The Crypto industry is emulating the commodities of the 1990s, says a top executive at Fidelity Digital Assets Europe, a Bitcoin custodial firm. 

Executive Christopher Tyrer, in the latest interview with Raoul Pal, macro guru, and founder at Real Vision, points out the crypto markets are following the same trajectory that commodities did decades ago. 

Further, the executive notes the questions: Does crypto fits anywhere in the traditional diversified investment portfolio? Is it really an investable asset class? – are the same questions that were raised about the commodities 20 years ago.

Moreover, it is in general knowledge that every managed portfolio has some allocation to commodities as a diversifier; Tyrer points out that the parallel in the setup of today and then has some uncanny similarities.

In the 2000s, too, there was hesitancy among blue-chip companies when it came to investing in commodities until a straightforward infrastructure was not set up. Cut to the present; the executive says crypto assets are tracing a similar growth pattern. 

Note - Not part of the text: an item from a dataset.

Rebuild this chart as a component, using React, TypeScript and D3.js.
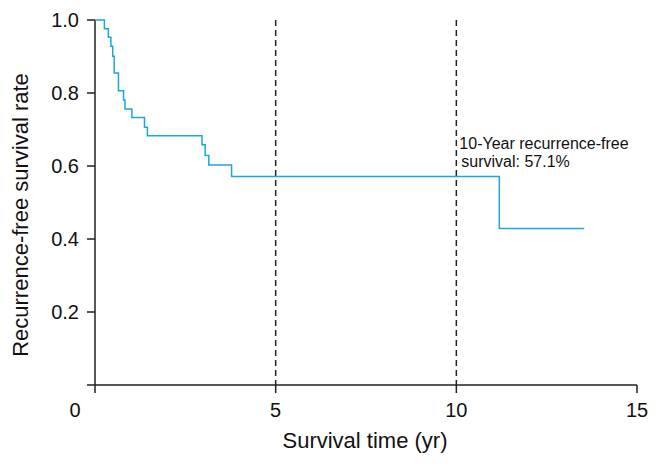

It wasn’t common in the early 2000s for most investment portfolios to allocate commodities. In their true sense, they were corporate hedging markets. Soon, the market witnessed a series of product regulatory market access and infrastructure developments that laid the foundation, enabling institutional participation. Again, the digital assets are going through the same thing. 

Tyrer also pointed out a two-year period of stagnation in which institutions maintained their distance with the commodities but soon after started investing capital worth millions of dollars into the then-growing industry. The executive points out that cryptocurrencies can experience the same thing.

The two years from 2000 to 2002 witnessed no institutions investing in commodities. The next eight-year period, from 2003 to 2010, saw the flow of $400 billion.